05-22-2023 01:42 AM
@MarkBowles wrote:
And if it were somewhere other than the project, it would get confused when different versions of projects are reloaded from SVN archive.
I am saving the .lvproj file in SVN when I make updates -- am I also saving the cache?
No to both. LV started life as an interpreted language, but changed to being compiled relatively early on (I believe at version 2, around 1989). The compiler analyzes the changes you make and recompiles VIs as you edit based on those changes.

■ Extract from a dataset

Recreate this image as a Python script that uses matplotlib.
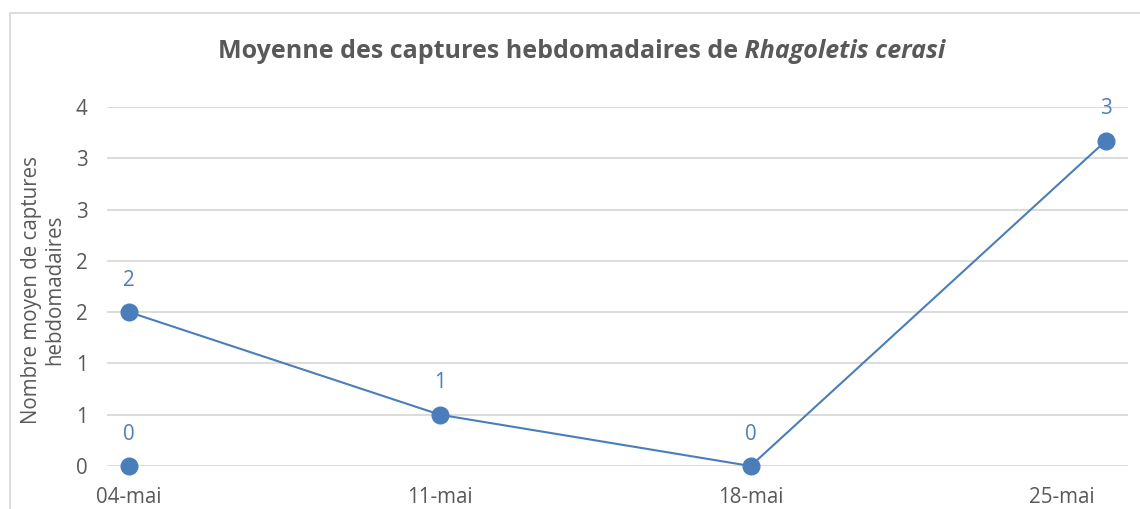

Originally, each VI file would include both the source code and the compiled code inside it. In LV 2010, NI added the option to save the compiled code separately from the VI file, which has a number of advantages (and this compiled code is stored in that cache). This doesn't apply to all VIs at all times (for example, I believe VIs with express VIs inside them still don't support this and when you build an EXE, the compiled code is included in the VIs which are saved inside the EXE and there was/is a bug where recovering VIs after a crash would cause the flag not to be set on them), but it should apply to most by default.
The actual cache is an SQLite DB and can be stored in more than one place. For code that you work on, the cache is stored in %Documents%\LabVIEW Data\VIObjCache. There's also a separate cache which is installed inside the LV folder, and I believe includes the code that ships with LV, as well as other things which are installed under the LV folder. The cache includes the path to each VI and the last modification date and size so that LV can quickly check if the VI needs to be recompiled.
All this means that when you update to a different version in SVN or open the project in another version or in another computer, the VIs which are set to have separate compiled code will automatically recompile and update the cache if needed.
05-22-2023 10:29 AM
This error tends to come around from code in diagram disable structures that change what code gets included once compiling for run-time context. Did that VI have any conditional disable structures that could change what gets built into the app at all?
This error means that the builder already handled a VI which includes stripping the block diagram source but then ran into another dependency that caused it to need to revisit that VI but now it can't do anything with it because the BD is already gone.
Some class hierarchy stuff can cause this as well especially when included in disable structures which means there'll be different DD options between source and build since even in edit mode, code in disabled diagrams still factors into linker info and dependencies.
05-22-2023 11:03 AM
@IlluminatedG wrote:
This error tends to come around from code in diagram disable structures that change what code gets included once compiling for run-time context. Did that VI have any conditional disable structures that could change what gets built into the app at all?
Here's the VI (opened independent of the project) that caused the issue:
This purpose of the edit was eliminating a Deuterium control, so the two Deuterium NSVs that it set to TRUE were removed from the project. The value "Deuterium Press Control" in the enum typedef was also removed, which is why the constant shows up greyed in this view. There are other VIs similar to this one, that set "Hydrogen Valve" or "Helium Valve" TRUE, that stayed in the project.
05-24-2023 09:29 AM
I have intermitently had exactly the same problem from a VI that i have not edited for the last 2 weeks. I reboot, restart of labview or a 5 min rest has resolved it until now but i don't like it's randomness! I will try some of the above.
06-11-2023 09:33 PM
This happened to me again today with the same program, same development envionment.
Clearing the compiled cache did not help.
I was doing a bit of a "slash and burn" edit, in which I reorganized a bunch of data structures, relying on compiler errors to find the field names that were no longer valid. After some investigation, I discovered that this error came up on VIs that actually had compiler errors -- but the system didn't flag them as such, and instead fell over with this strange "no block diagram" error.
So, if you get this error, go back through the VIs that utilize structures you have recently changed, and check that they really do compile.